:: TO DO ::
For the copy, please give all of the data again exactly and leave the pictures out.
##### MATERIAL PROVIDED
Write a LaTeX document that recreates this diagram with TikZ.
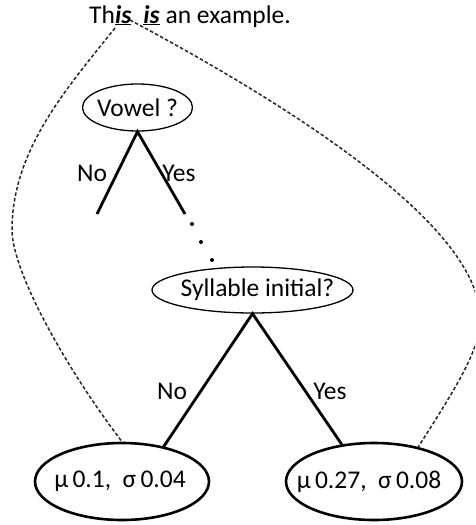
\documentclass[tikz,border=0pt]{standalone}
\usepackage{fontspec}
\setmainfont{Carlito}
\usetikzlibrary{shapes.geometric}
\begin{document}
\begin{tikzpicture}[x=1pt,y=-1pt,
  txt/.style={font=\fontsize{25.5}{30}\selectfont, inner sep=0pt},
  question/.style={ellipse, draw, line width=1.3pt, inner sep=0pt, font=\fontsize{25.5}{30}\selectfont},
  leaf/.style={ellipse, draw, line width=2.6pt, inner sep=0pt, minimum width=174pt, minimum height=77pt, font=\fontsize{25.5}{30}\selectfont},
  branch/.style={line width=2.8pt},
  link/.style={line width=1.5pt, dash pattern=on 3.5pt off 2.2pt, black!85},
  dotmark/.style={circle, fill=black, inner sep=0pt, minimum size=4pt}
]
\useasboundingbox (0,0) rectangle (475,525);
\clip (0,0) rectangle (475,525);

% top sentence
\node[txt, anchor=base west] (sentence) at (89,23)
  {Th\underline{\textbf{\textit{is}}}\hspace{12pt}\underline{\textbf{\textit{is}}} an example.};
\coordinate (isA) at (115,28);
\coordinate (isB) at (130,20);

% question nodes
\node[question, minimum width=110pt, minimum height=47pt] (vowel) at (137.5,107.5) {\makebox[0pt]{Vowel ?}};
\node[question, minimum width=201pt, minimum height=46pt] (syll) at (252.5,290) {\makebox[0pt]{\hspace*{10pt}Syllable initial?}};

% leaves
\node[leaf] (leafL) at (122,481.5) {\makebox[0pt]{μ\,0.1,\ \ σ\,0.04\hspace*{4pt}}};
\node[leaf, minimum width=176pt] (leafR) at (374,481.5) {\makebox[0pt]{μ\,0.27,\ \ σ\,0.08\hspace*{10pt}}};

% vowel branches
\coordinate (vNo) at (97,214);
\coordinate (vYes) at (185,214);
\draw[branch] (vNo) -- (vowel.south) -- (vYes);
\node[txt] (labNo1) at (92,173) {No};
\node[txt] (labYes1) at (179,173) {Yes};

% dots
\node[dotmark] (d1) at (192,224) {};
\node[dotmark] (d2) at (201,242) {};
\node[dotmark] (d3) at (212,260) {};

% syllable branches
\draw[branch] (leafL.40) -- (syll.south) -- (leafR.131);
\node[txt] (labNo2) at (172,391) {No};
\node[txt] (labYes2) at (330,391) {Yes};

% dashed links
\coordinate (lmid) at (12,230);
\coordinate (rmid) at (480,318);
\draw[link] (isA) .. controls (67,88) and (12,150) .. (lmid)
  .. controls (12,270) and (63.5,365) .. (leafL.north);
\draw[link] (isB) .. controls (302,112) and (480,228) .. (rmid)
  .. controls (480,348) and (462,378.5) .. (leafR.38);
\end{tikzpicture}
\end{document}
##########
:: EXPECTED ANSWER ::
Write a LaTeX document that recreates this diagram with TikZ.
\documentclass[tikz,border=0pt]{standalone}
\usepackage{fontspec}
\setmainfont{Carlito}
\usetikzlibrary{shapes.geometric}
\begin{document}
\begin{tikzpicture}[x=1pt,y=-1pt,
  txt/.style={font=\fontsize{25.5}{30}\selectfont, inner sep=0pt},
  question/.style={ellipse, draw, line width=1.3pt, inner sep=0pt, font=\fontsize{25.5}{30}\selectfont},
  leaf/.style={ellipse, draw, line width=2.6pt, inner sep=0pt, minimum width=174pt, minimum height=77pt, font=\fontsize{25.5}{30}\selectfont},
  branch/.style={line width=2.8pt},
  link/.style={line width=1.5pt, dash pattern=on 3.5pt off 2.2pt, black!85},
  dotmark/.style={circle, fill=black, inner sep=0pt, minimum size=4pt}
]
\useasboundingbox (0,0) rectangle (475,525);
\clip (0,0) rectangle (475,525);

% top sentence
\node[txt, anchor=base west] (sentence) at (89,23)
  {Th\underline{\textbf{\textit{is}}}\hspace{12pt}\underline{\textbf{\textit{is}}} an example.};
\coordinate (isA) at (115,28);
\coordinate (isB) at (130,20);

% question nodes
\node[question, minimum width=110pt, minimum height=47pt] (vowel) at (137.5,107.5) {\makebox[0pt]{Vowel ?}};
\node[question, minimum width=201pt, minimum height=46pt] (syll) at (252.5,290) {\makebox[0pt]{\hspace*{10pt}Syllable initial?}};

% leaves
\node[leaf] (leafL) at (122,481.5) {\makebox[0pt]{μ\,0.1,\ \ σ\,0.04\hspace*{4pt}}};
\node[leaf, minimum width=176pt] (leafR) at (374,481.5) {\makebox[0pt]{μ\,0.27,\ \ σ\,0.08\hspace*{10pt}}};

% vowel branches
\coordinate (vNo) at (97,214);
\coordinate (vYes) at (185,214);
\draw[branch] (vNo) -- (vowel.south) -- (vYes);
\node[txt] (labNo1) at (92,173) {No};
\node[txt] (labYes1) at (179,173) {Yes};

% dots
\node[dotmark] (d1) at (192,224) {};
\node[dotmark] (d2) at (201,242) {};
\node[dotmark] (d3) at (212,260) {};

% syllable branches
\draw[branch] (leafL.40) -- (syll.south) -- (leafR.131);
\node[txt] (labNo2) at (172,391) {No};
\node[txt] (labYes2) at (330,391) {Yes};

% dashed links
\coordinate (lmid) at (12,230);
\coordinate (rmid) at (480,318);
\draw[link] (isA) .. controls (67,88) and (12,150) .. (lmid)
  .. controls (12,270) and (63.5,365) .. (leafL.north);
\draw[link] (isB) .. controls (302,112) and (480,228) .. (rmid)
  .. controls (480,348) and (462,378.5) .. (leafR.38);
\end{tikzpicture}
\end{document}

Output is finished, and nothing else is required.